___ MATERIAL
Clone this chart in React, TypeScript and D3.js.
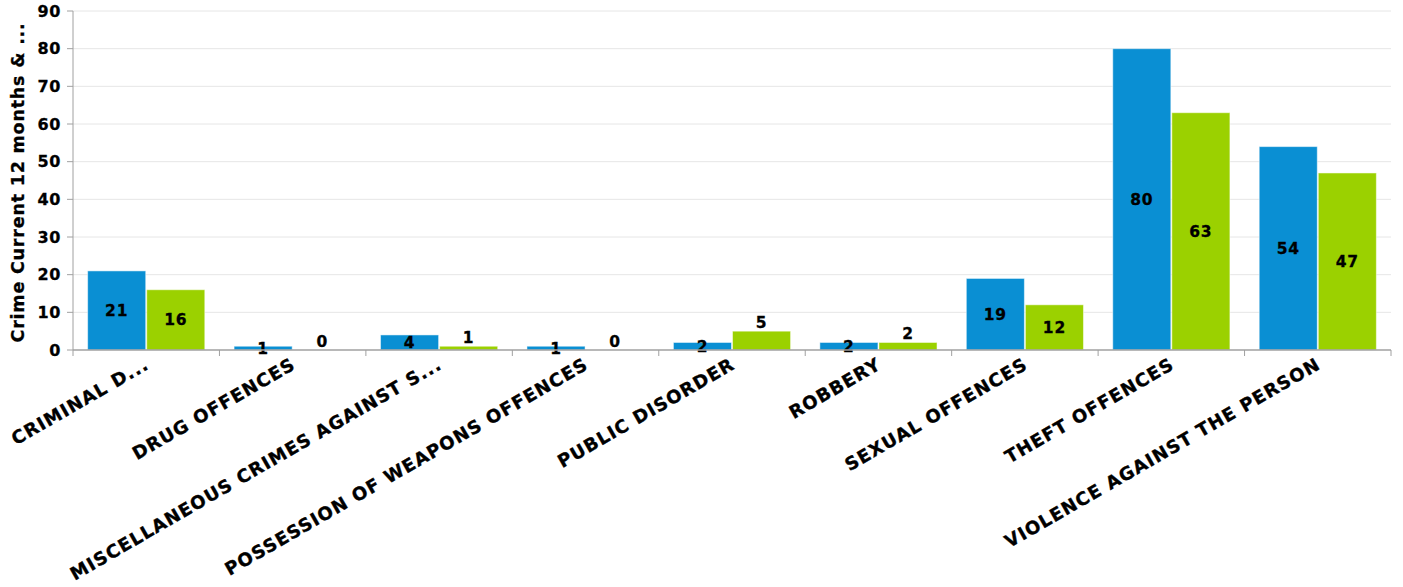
import React from "react";
import * as d3 from "d3";

const categories = [
  "CRIMINAL D...",
  "DRUG OFFENCES",
  "MISCELLANEOUS CRIMES AGAINST S...",
  "POSSESSION OF WEAPONS OFFENCES",
  "PUBLIC DISORDER",
  "ROBBERY",
  "SEXUAL OFFENCES",
  "THEFT OFFENCES",
  "VIOLENCE AGAINST THE PERSON",
];
const currentValues = [21, 1, 4, 1, 2, 2, 19, 80, 54];
const previousValues = [16, 0, 1, 0, 5, 2, 12, 63, 47];
const yTicks = [0, 10, 20, 30, 40, 50, 60, 70, 80, 90];
const yTitle = "Crime Current 12 months & ...";

const W = 1403;
const H = 587;
const left = 73;
const right = 1391;
const top = 11;
const bottom = 350;
const FONT = "'DejaVu Sans', Verdana, sans-serif";
const BLUE = "#0a8fd3";
const GREEN = "#9bd100";

export default function App() {
  const x = d3.scaleBand<string>().domain(categories).range([left, right]).paddingInner(0).paddingOuter(0);
  const step = x.bandwidth();
  const groupPad = step * 0.1;
  const gap = 1;
  const bw = (step - 2 * groupPad - gap) / 2;
  const y = d3.scaleLinear().domain([0, 90]).range([bottom, top]);

  const series = [
    { key: "cur", values: currentValues, color: BLUE },
    { key: "prev", values: previousValues, color: GREEN },
  ];

  return (
    <div style={{ position: "absolute", left: 0, top: 0 }}>
      <svg width={W} height={H} style={{ display: "block" }}>
        <rect x={0} y={0} width={W} height={H} fill="#ffffff" />
        {yTicks.map((t) => (
          <g key={t}>
            {t > 0 && <line x1={left} x2={right} y1={y(t)} y2={y(t)} stroke="#e6e6e6" strokeWidth={1} />}
            <line x1={left - 6} x2={left} y1={y(t)} y2={y(t)} stroke="#a0a0a0" strokeWidth={1} />
            <text x={left - 12} y={y(t)} dy="0.35em" textAnchor="end" fontFamily={FONT} fontWeight="bold" fontSize={16} letterSpacing={0.6} stroke="#000" strokeWidth={0.3} fill="#000">
              {t}
            </text>
          </g>
        ))}
        <line x1={left} x2={left} y1={top} y2={bottom} stroke="#a0a0a0" strokeWidth={1} />
        {series.map((s, si) =>
          categories.map((c, i) => {
            const v = s.values[i];
            const bx = (x(c) as number) + groupPad + si * (bw + gap);
            const by = y(v);
            const bh = bottom - by;
            const above = si === 1 && bh < 40;
            const ly = above ? by - 9 : by + bh / 2;
            return (
              <g key={s.key + i}>
                {bh > 0 && (
                  <rect x={bx} y={by} width={bw} height={bh} fill={s.color} stroke="rgba(255,255,255,0.5)" strokeWidth={1} />
                )}
                <text x={bx + bw / 2} y={ly} dy="0.36em" textAnchor="middle" fontFamily={FONT} fontWeight="bold" fontSize={15.5} letterSpacing={0.8} stroke="#000" strokeWidth={0.3} fill="#000">
                  {v}
                </text>
              </g>
            );
          })
        )}
        <line x1={left} x2={right} y1={bottom} y2={bottom} stroke="#a0a0a0" strokeWidth={1.5} />
        {categories.map((c, i) => (
          <line key={"t" + i} x1={x(c) as number} x2={x(c) as number} y1={bottom} y2={bottom + 6} stroke="#a0a0a0" strokeWidth={1} />
        ))}
        <line x1={right} x2={right} y1={bottom} y2={bottom + 6} stroke="#a0a0a0" strokeWidth={1} />
        {categories.map((c, i) => {
          const cx = (x(c) as number) + step / 2 + 4;
          const ly = 368;
          return (
            <text
              key={"l" + i}
              x={cx}
              y={ly}
              textAnchor="end"
              transform={`rotate(-30 ${cx} ${ly})`}
              fontFamily={FONT}
              fontWeight="bold"
              fontSize={18}
              letterSpacing={1.1}
              stroke="#000"
              strokeWidth={0.35}
              fill="#000"
            >
              {c}
            </text>
          );
        })}
        <text
          transform={`translate(24 ${(top + bottom) / 2 + 2}) rotate(-90)`}
          textAnchor="middle"
          fontFamily={FONT}
          fontWeight="bold"
          fontSize={17.5}
          letterSpacing={0.8}
          stroke="#000"
          strokeWidth={0.3}
          fill="#000"
        >
          {yTitle}
        </text>
      </svg>
    </div>
  );
}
______
> **TASK TO COMPLETE**: Write out exactly the opening lines of the data, stopping after the line that holds "Current 12 months". Exclude pictures.

> **RESULT**:
Clone this chart in React, TypeScript and D3.js.
import React from "react";
import * as d3 from "d3";

const categories = [
  "CRIMINAL D...",
  "DRUG OFFENCES",
  "MISCELLANEOUS CRIMES AGAINST S...",
  "POSSESSION OF WEAPONS OFFENCES",
  "PUBLIC DISORDER",
  "ROBBERY",
  "SEXUAL OFFENCES",
  "THEFT OFFENCES",
  "VIOLENCE AGAINST THE PERSON",
];
const currentValues = [21, 1, 4, 1, 2, 2, 19, 80, 54];
const previousValues = [16, 0, 1, 0, 5, 2, 12, 63, 47];
const yTicks = [0, 10, 20, 30, 40, 50, 60, 70, 80, 90];
const yTitle = "Crime Current 12 months & ...";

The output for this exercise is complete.